• **WHAT YOU HAVE TO DO**: Give the data a second time, exactly and in full.

• **DATA EXCERPT**:

"""

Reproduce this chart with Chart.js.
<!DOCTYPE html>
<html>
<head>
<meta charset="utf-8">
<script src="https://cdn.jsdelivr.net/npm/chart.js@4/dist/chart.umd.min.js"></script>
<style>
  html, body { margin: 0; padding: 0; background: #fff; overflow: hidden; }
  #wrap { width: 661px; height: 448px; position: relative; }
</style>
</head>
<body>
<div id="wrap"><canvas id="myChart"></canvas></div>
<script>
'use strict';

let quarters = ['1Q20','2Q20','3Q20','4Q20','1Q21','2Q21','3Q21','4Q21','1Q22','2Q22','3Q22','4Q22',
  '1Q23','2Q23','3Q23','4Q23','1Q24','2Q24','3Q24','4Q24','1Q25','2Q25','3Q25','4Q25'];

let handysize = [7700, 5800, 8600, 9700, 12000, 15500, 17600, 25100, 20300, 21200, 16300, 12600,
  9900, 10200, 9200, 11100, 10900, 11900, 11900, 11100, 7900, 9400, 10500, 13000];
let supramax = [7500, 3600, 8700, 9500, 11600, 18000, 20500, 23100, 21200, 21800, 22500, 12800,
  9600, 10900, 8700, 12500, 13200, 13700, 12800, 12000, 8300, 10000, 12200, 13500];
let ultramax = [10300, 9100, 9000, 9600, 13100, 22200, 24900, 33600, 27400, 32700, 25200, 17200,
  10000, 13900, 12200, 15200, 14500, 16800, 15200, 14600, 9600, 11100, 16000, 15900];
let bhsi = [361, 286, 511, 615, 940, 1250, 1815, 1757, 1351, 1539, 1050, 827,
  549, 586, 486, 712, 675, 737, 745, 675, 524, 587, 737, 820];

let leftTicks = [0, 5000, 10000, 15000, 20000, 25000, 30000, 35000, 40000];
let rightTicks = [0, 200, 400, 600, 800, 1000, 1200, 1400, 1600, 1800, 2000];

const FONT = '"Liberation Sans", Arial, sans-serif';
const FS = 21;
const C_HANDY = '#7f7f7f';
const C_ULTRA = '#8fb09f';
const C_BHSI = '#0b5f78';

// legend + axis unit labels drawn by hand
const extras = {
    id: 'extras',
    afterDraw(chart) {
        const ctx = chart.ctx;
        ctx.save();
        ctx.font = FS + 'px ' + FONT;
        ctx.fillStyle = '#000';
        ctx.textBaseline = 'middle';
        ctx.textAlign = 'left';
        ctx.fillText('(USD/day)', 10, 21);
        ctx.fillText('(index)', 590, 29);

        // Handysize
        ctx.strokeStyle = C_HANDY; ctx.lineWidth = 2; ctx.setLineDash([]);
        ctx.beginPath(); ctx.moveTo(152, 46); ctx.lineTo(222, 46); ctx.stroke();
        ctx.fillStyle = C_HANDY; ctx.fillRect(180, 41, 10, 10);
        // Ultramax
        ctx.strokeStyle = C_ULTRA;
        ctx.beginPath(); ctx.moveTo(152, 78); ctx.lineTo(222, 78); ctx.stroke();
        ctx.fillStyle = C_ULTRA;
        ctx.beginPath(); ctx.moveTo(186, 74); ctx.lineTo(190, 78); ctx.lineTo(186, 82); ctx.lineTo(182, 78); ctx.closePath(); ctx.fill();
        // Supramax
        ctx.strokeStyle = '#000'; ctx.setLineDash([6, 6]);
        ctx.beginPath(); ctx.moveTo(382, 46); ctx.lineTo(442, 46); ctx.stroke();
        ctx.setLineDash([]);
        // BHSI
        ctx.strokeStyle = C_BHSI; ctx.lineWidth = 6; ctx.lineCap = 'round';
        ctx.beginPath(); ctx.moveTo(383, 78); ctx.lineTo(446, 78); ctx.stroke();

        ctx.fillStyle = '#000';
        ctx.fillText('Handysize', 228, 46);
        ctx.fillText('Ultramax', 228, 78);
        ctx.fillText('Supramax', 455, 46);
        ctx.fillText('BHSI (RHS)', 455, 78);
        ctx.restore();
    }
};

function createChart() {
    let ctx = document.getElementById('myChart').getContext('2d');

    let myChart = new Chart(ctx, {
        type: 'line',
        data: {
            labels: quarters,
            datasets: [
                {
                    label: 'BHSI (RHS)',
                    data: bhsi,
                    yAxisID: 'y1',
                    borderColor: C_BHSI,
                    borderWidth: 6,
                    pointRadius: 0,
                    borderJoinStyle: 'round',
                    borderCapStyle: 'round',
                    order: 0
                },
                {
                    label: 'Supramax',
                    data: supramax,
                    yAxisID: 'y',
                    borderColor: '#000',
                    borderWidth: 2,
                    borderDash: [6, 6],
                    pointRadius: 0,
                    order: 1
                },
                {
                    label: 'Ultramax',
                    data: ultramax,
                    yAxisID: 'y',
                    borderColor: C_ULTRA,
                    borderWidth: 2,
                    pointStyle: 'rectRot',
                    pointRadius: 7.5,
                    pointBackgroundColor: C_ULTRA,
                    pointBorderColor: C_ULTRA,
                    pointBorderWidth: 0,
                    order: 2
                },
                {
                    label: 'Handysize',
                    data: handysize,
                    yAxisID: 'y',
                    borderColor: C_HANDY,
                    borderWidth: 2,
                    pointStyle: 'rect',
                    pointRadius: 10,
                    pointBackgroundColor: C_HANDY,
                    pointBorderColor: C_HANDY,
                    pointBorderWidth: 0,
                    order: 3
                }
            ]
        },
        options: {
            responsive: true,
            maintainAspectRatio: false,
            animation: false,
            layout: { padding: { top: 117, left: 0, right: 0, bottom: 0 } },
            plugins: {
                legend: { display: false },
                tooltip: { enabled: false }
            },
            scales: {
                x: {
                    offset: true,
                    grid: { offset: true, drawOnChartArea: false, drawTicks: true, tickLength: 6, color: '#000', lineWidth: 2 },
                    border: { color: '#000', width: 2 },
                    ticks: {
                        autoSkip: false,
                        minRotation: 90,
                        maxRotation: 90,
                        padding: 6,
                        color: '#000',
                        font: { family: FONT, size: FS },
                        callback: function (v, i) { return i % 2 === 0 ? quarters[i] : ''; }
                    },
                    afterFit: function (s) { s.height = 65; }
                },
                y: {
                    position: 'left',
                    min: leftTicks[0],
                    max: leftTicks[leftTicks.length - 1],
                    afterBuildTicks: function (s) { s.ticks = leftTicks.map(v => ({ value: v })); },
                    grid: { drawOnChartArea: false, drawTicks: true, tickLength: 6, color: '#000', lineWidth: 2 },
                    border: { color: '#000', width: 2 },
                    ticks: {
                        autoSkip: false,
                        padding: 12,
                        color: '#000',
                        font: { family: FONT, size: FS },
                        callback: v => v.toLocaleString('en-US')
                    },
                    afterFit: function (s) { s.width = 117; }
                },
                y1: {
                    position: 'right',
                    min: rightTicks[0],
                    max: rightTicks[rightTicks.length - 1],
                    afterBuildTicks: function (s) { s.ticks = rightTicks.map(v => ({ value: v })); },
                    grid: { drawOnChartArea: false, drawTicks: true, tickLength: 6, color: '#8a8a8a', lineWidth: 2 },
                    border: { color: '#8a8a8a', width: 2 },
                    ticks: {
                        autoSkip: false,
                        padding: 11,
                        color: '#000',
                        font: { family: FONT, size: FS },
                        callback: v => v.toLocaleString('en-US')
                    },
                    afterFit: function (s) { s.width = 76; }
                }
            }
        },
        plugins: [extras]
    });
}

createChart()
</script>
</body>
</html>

"""

• **FINISHED ANSWER**:
Reproduce this chart with Chart.js.
<!DOCTYPE html>
<html>
<head>
<meta charset="utf-8">
<script src="https://cdn.jsdelivr.net/npm/chart.js@4/dist/chart.umd.min.js"></script>
<style>
  html, body { margin: 0; padding: 0; background: #fff; overflow: hidden; }
  #wrap { width: 661px; height: 448px; position: relative; }
</style>
</head>
<body>
<div id="wrap"><canvas id="myChart"></canvas></div>
<script>
'use strict';

let quarters = ['1Q20','2Q20','3Q20','4Q20','1Q21','2Q21','3Q21','4Q21','1Q22','2Q22','3Q22','4Q22',
  '1Q23','2Q23','3Q23','4Q23','1Q24','2Q24','3Q24','4Q24','1Q25','2Q25','3Q25','4Q25'];

let handysize = [7700, 5800, 8600, 9700, 12000, 15500, 17600, 25100, 20300, 21200, 16300, 12600,
  9900, 10200, 9200, 11100, 10900, 11900, 11900, 11100, 7900, 9400, 10500, 13000];
let supramax = [7500, 3600, 8700, 9500, 11600, 18000, 20500, 23100, 21200, 21800, 22500, 12800,
  9600, 10900, 8700, 12500, 13200, 13700, 12800, 12000, 8300, 10000, 12200, 13500];
let ultramax = [10300, 9100, 9000, 9600, 13100, 22200, 24900, 33600, 27400, 32700, 25200, 17200,
  10000, 13900, 12200, 15200, 14500, 16800, 15200, 14600, 9600, 11100, 16000, 15900];
let bhsi = [361, 286, 511, 615, 940, 1250, 1815, 1757, 1351, 1539, 1050, 827,
  549, 586, 486, 712, 675, 737, 745, 675, 524, 587, 737, 820];

let leftTicks = [0, 5000, 10000, 15000, 20000, 25000, 30000, 35000, 40000];
let rightTicks = [0, 200, 400, 600, 800, 1000, 1200, 1400, 1600, 1800, 2000];

const FONT = '"Liberation Sans", Arial, sans-serif';
const FS = 21;
const C_HANDY = '#7f7f7f';
const C_ULTRA = '#8fb09f';
const C_BHSI = '#0b5f78';

// legend + axis unit labels drawn by hand
const extras = {
    id: 'extras',
    afterDraw(chart) {
        const ctx = chart.ctx;
        ctx.save();
        ctx.font = FS + 'px ' + FONT;
        ctx.fillStyle = '#000';
        ctx.textBaseline = 'middle';
        ctx.textAlign = 'left';
        ctx.fillText('(USD/day)', 10, 21);
        ctx.fillText('(index)', 590, 29);

        // Handysize
        ctx.strokeStyle = C_HANDY; ctx.lineWidth = 2; ctx.setLineDash([]);
        ctx.beginPath(); ctx.moveTo(152, 46); ctx.lineTo(222, 46); ctx.stroke();
        ctx.fillStyle = C_HANDY; ctx.fillRect(180, 41, 10, 10);
        // Ultramax
        ctx.strokeStyle = C_ULTRA;
        ctx.beginPath(); ctx.moveTo(152, 78); ctx.lineTo(222, 78); ctx.stroke();
        ctx.fillStyle = C_ULTRA;
        ctx.beginPath(); ctx.moveTo(186, 74); ctx.lineTo(190, 78); ctx.lineTo(186, 82); ctx.lineTo(182, 78); ctx.closePath(); ctx.fill();
        // Supramax
        ctx.strokeStyle = '#000'; ctx.setLineDash([6, 6]);
        ctx.beginPath(); ctx.moveTo(382, 46); ctx.lineTo(442, 46); ctx.stroke();
        ctx.setLineDash([]);
        // BHSI
        ctx.strokeStyle = C_BHSI; ctx.lineWidth = 6; ctx.lineCap = 'round';
        ctx.beginPath(); ctx.moveTo(383, 78); ctx.lineTo(446, 78); ctx.stroke();

        ctx.fillStyle = '#000';
        ctx.fillText('Handysize', 228, 46);
        ctx.fillText('Ultramax', 228, 78);
        ctx.fillText('Supramax', 455, 46);
        ctx.fillText('BHSI (RHS)', 455, 78);
        ctx.restore();
    }
};

function createChart() {
    let ctx = document.getElementById('myChart').getContext('2d');

    let myChart = new Chart(ctx, {
        type: 'line',
        data: {
            labels: quarters,
            datasets: [
                {
                    label: 'BHSI (RHS)',
                    data: bhsi,
                    yAxisID: 'y1',
                    borderColor: C_BHSI,
                    borderWidth: 6,
                    pointRadius: 0,
                    borderJoinStyle: 'round',
                    borderCapStyle: 'round',
                    order: 0
                },
                {
                    label: 'Supramax',
                    data: supramax,
                    yAxisID: 'y',
                    borderColor: '#000',
                    borderWidth: 2,
                    borderDash: [6, 6],
                    pointRadius: 0,
                    order: 1
                },
                {
                    label: 'Ultramax',
                    data: ultramax,
                    yAxisID: 'y',
                    borderColor: C_ULTRA,
                    borderWidth: 2,
                    pointStyle: 'rectRot',
                    pointRadius: 7.5,
                    pointBackgroundColor: C_ULTRA,
                    pointBorderColor: C_ULTRA,
                    pointBorderWidth: 0,
                    order: 2
                },
                {
                    label: 'Handysize',
                    data: handysize,
                    yAxisID: 'y',
                    borderColor: C_HANDY,
                    borderWidth: 2,
                    pointStyle: 'rect',
                    pointRadius: 10,
                    pointBackgroundColor: C_HANDY,
                    pointBorderColor: C_HANDY,
                    pointBorderWidth: 0,
                    order: 3
                }
            ]
        },
        options: {
            responsive: true,
            maintainAspectRatio: false,
            animation: false,
            layout: { padding: { top: 117, left: 0, right: 0, bottom: 0 } },
            plugins: {
                legend: { display: false },
                tooltip: { enabled: false }
            },
            scales: {
                x: {
                    offset: true,
                    grid: { offset: true, drawOnChartArea: false, drawTicks: true, tickLength: 6, color: '#000', lineWidth: 2 },
                    border: { color: '#000', width: 2 },
                    ticks: {
                        autoSkip: false,
                        minRotation: 90,
                        maxRotation: 90,
                        padding: 6,
                        color: '#000',
                        font: { family: FONT, size: FS },
                        callback: function (v, i) { return i % 2 === 0 ? quarters[i] : ''; }
                    },
                    afterFit: function (s) { s.height = 65; }
                },
                y: {
                    position: 'left',
                    min: leftTicks[0],
                    max: leftTicks[leftTicks.length - 1],
                    afterBuildTicks: function (s) { s.ticks = leftTicks.map(v => ({ value: v })); },
                    grid: { drawOnChartArea: false, drawTicks: true, tickLength: 6, color: '#000', lineWidth: 2 },
                    border: { color: '#000', width: 2 },
                    ticks: {
                        autoSkip: false,
                        padding: 12,
                        color: '#000',
                        font: { family: FONT, size: FS },
                        callback: v => v.toLocaleString('en-US')
                    },
                    afterFit: function (s) { s.width = 117; }
                },
                y1: {
                    position: 'right',
                    min: rightTicks[0],
                    max: rightTicks[rightTicks.length - 1],
                    afterBuildTicks: function (s) { s.ticks = rightTicks.map(v => ({ value: v })); },
                    grid: { drawOnChartArea: false, drawTicks: true, tickLength: 6, color: '#8a8a8a', lineWidth: 2 },
                    border: { color: '#8a8a8a', width: 2 },
                    ticks: {
                        autoSkip: false,
                        padding: 11,
                        color: '#000',
                        font: { family: FONT, size: FS },
                        callback: v => v.toLocaleString('en-US')
                    },
                    afterFit: function (s) { s.width = 76; }
                }
            }
        },
        plugins: [extras]
    });
}

createChart()
</script>
</body>
</html>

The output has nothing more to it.